**WHAT THE EXERCISE ASKS:** Search the listing for the string "this" and copy every line that contains it.

**EXTRACTED MATERIAL:**
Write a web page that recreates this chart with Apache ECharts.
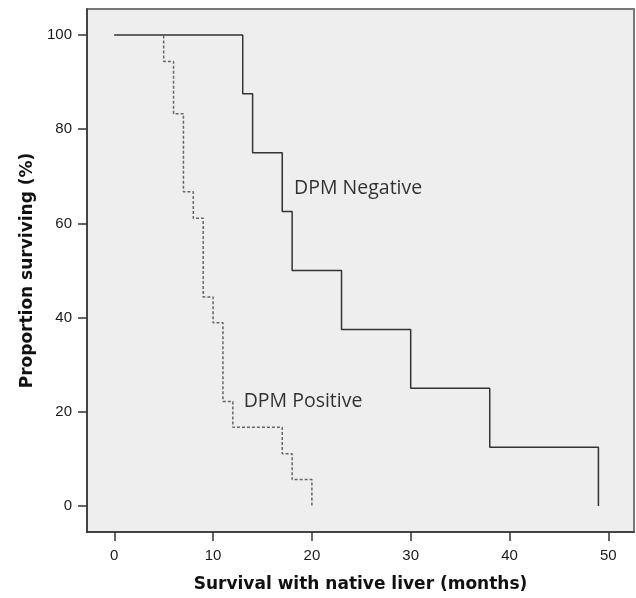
<!DOCTYPE html>
<html>
<head>
<meta charset="utf-8">
<script src="https://cdn.jsdelivr.net/npm/echarts@6/dist/echarts.min.js"></script>
<style>
  html, body { margin: 0; padding: 0; background: #fff; }
  #main { width: 636px; height: 598px; }
</style>
</head>
<body>
<div id="main"></div>
<script>
// Kaplan-Meier steps (months, % surviving)
var negTimes = [0, 13, 14, 17, 18, 23, 30, 38, 49];
var negSurv = [100, 87.5, 75, 62.5, 50, 37.5, 25, 12.5, 0];
var posTimes = [0, 5, 6, 7, 8, 9, 10, 11, 12, 17, 18, 20];
var posSurv = [100, 94.4, 83.3, 66.7, 61.1, 44.4, 38.9, 22.2, 16.7, 11.1, 5.6, 0];

var xTicks = [0, 10, 20, 30, 40, 50];
var yTicks = [0, 20, 40, 60, 80, 100];

var labelNames = ['DPM Negative', 'DPM Positive'];
var labelX = [18.2, 13.1];
var labelY = [67.5, 22.3];

function pairs(xs, ys) {
  return xs.map(function (x, i) { return [x, ys[i]]; });
}

var chart = echarts.init(document.getElementById('main'), null, { renderer: 'canvas' });

var tickFont = {
  color: '#1a1a1a',
  fontFamily: 'Liberation Sans, Arial, sans-serif',
  fontSize: 15
};
var nameFont = {
  color: '#111',
  fontFamily: 'DejaVu Sans, sans-serif',
  fontWeight: 'bold',
  fontSize: 17
};

var option = {
  backgroundColor: '#ffffff',
  animation: false,
  grid: {
    left: 87,
    top: 9,
    width: 547,
    height: 523,
    show: true,
    backgroundColor: '#eeeeee',
    borderColor: '#777',
    borderWidth: 2
  },
  xAxis: {
    type: 'value',
    min: -2.76,
    max: 52.6,
    name: 'Survival with native liver (months)',
    nameLocation: 'middle',
    nameGap: 44,
    nameTextStyle: nameFont,
    splitLine: { show: false },
    axisLine: { show: true, onZero: false, lineStyle: { color: '#333', width: 1.5 } },
    axisTick: { show: true, length: 9, customValues: xTicks, lineStyle: { color: '#333', width: 1.5 } },
    axisLabel: Object.assign({ customValues: xTicks, margin: 16 }, tickFont)
  },
  yAxis: {
    type: 'value',
    min: -5.52,
    max: 105.52,
    name: 'Proportion surviving (%)',
    nameLocation: 'middle',
    nameGap: 50,
    nameTextStyle: nameFont,
    splitLine: { show: false },
    axisLine: { show: true, onZero: false, lineStyle: { color: '#333', width: 1.5 } },
    axisTick: { show: true, length: 9, customValues: yTicks, lineStyle: { color: '#333', width: 1.5 } },
    axisLabel: Object.assign({ customValues: yTicks, margin: 15 }, tickFont)
  },
  series: [
    {
      name: 'DPM Negative',
      type: 'line',
      step: 'end',
      data: pairs(negTimes, negSurv),
      showSymbol: false,
      symbol: 'none',
      lineStyle: { color: '#333', width: 1.5 }
    },
    {
      name: 'DPM Positive',
      type: 'line',
      step: 'end',
      data: pairs(posTimes, posSurv),
      showSymbol: false,
      symbol: 'none',
      lineStyle: { color: '#666', width: 1.5, type: [3, 2] }
    },
    {
      type: 'scatter',
      symbolSize: 0,
      silent: true,
      data: pairs(labelX, labelY).map(function (p, i) {
        return { value: p, name: labelNames[i] };
      }),
      label: {
        show: true,
        position: 'right',
        distance: 0,
        formatter: '{b}',
        color: '#000',
        fontFamily: 'Open Sans, Noto Sans, sans-serif',
        fontSize: 19.5
      }
    }
  ]
};

chart.setOption(option);
</script>
</body>
</html>
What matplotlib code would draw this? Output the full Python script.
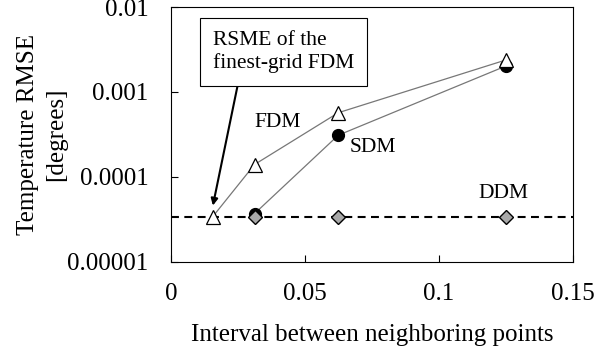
import matplotlib as mpl
mpl.use('Agg')
import matplotlib.pyplot as plt

# data
fdm_x = [0.015625, 0.03125, 0.0625, 0.125]
fdm_y = [3.4e-5, 1.4e-4, 5.7e-4, 2.38e-3]

sdm_x = [0.03125, 0.0625, 0.125]
sdm_y = [3.7e-5, 3.1e-4, 2.02e-3]

ddm_x = [0.03125, 0.0625, 0.125]
ddm_y = [3.4e-5, 3.4e-5, 3.4e-5]

finest_fdm = 3.4e-5

xticks = [0, 0.05, 0.1, 0.15]
xtick_labels = ['0', '0.05', '0.1', '0.15']
yticks = [1e-5, 1e-4, 1e-3, 1e-2]
ytick_labels = ['0.00001', '0.0001', '0.001', '0.01']

plt.rcParams['font.family'] = ['Liberation Serif', 'DejaVu Serif']
fs = 18      # axis text
fs_in = 15.5  # text inside the plot

fig = plt.figure(figsize=(6.1, 3.52), dpi=100)
ax = fig.add_axes([0.280, 0.256, 0.659, 0.724])

ax.axhline(finest_fdm, color='black', ls=(0, (3.8, 2.6)), lw=1.5, zorder=1)

ax.plot(sdm_x, sdm_y, color='#777777', lw=0.9, marker='o', ms=8.5,
        mfc='black', mec='black', zorder=2)
ax.plot(ddm_x, ddm_y, ls='none', marker='D', ms=7, mfc='#a8a8a8',
        mec='black', mew=1.0, zorder=3)
ax.plot(fdm_x, fdm_y, color='#777777', lw=0.9, marker='^', ms=10,
        mfc='white', mec='black', mew=0.9, zorder=4)

ax.text(0.0397, 4.4e-4, 'FDM', fontsize=fs_in, ha='center', va='center')
ax.text(0.0753, 2.25e-4, 'SDM', fontsize=fs_in, ha='center', va='center')
ax.text(0.1243, 6.45e-5, 'DDM', fontsize=fs_in, ha='center', va='center')

ax.annotate('RSME of the\nfinest-grid FDM', xy=(0.0157, 4.6e-5),
            xytext=(0.0422, 2.95e-3), fontsize=fs_in, ha='center', va='center',
            multialignment='left', linespacing=1.25,
            bbox=dict(boxstyle='square,pad=0.6', fc='white', ec='black', lw=0.8),
            arrowprops=dict(arrowstyle='-|>', color='black', lw=1.5,
                            mutation_scale=10, relpos=(0.19, 0), shrinkA=0, shrinkB=0))

ax.set_yscale('log')
ax.set_xlim(0, 0.15)
ax.set_ylim(1e-5, 1e-2)
ax.set_xticks(xticks)
ax.set_xticklabels(xtick_labels, fontsize=fs)
ax.set_yticks(yticks)
ax.set_yticklabels(ytick_labels, fontsize=fs)
ax.minorticks_off()
ax.tick_params(direction='in', length=5, width=0.8)
ax.tick_params(axis='y', pad=16)
ax.tick_params(axis='x', pad=15)
for s in ax.spines.values():
    s.set_linewidth(0.8)

ax.set_xlabel('Interval between neighboring points', fontsize=fs, labelpad=14)
ax.set_ylabel('Temperature RMSE\n[degrees]', fontsize=fs, labelpad=0, linespacing=1.4)

fig.savefig('out.png', dpi=100)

**SOLVED EXERCISE:**
Write a web page that recreates this chart with Apache ECharts.
What matplotlib code would draw this? Output the full Python script.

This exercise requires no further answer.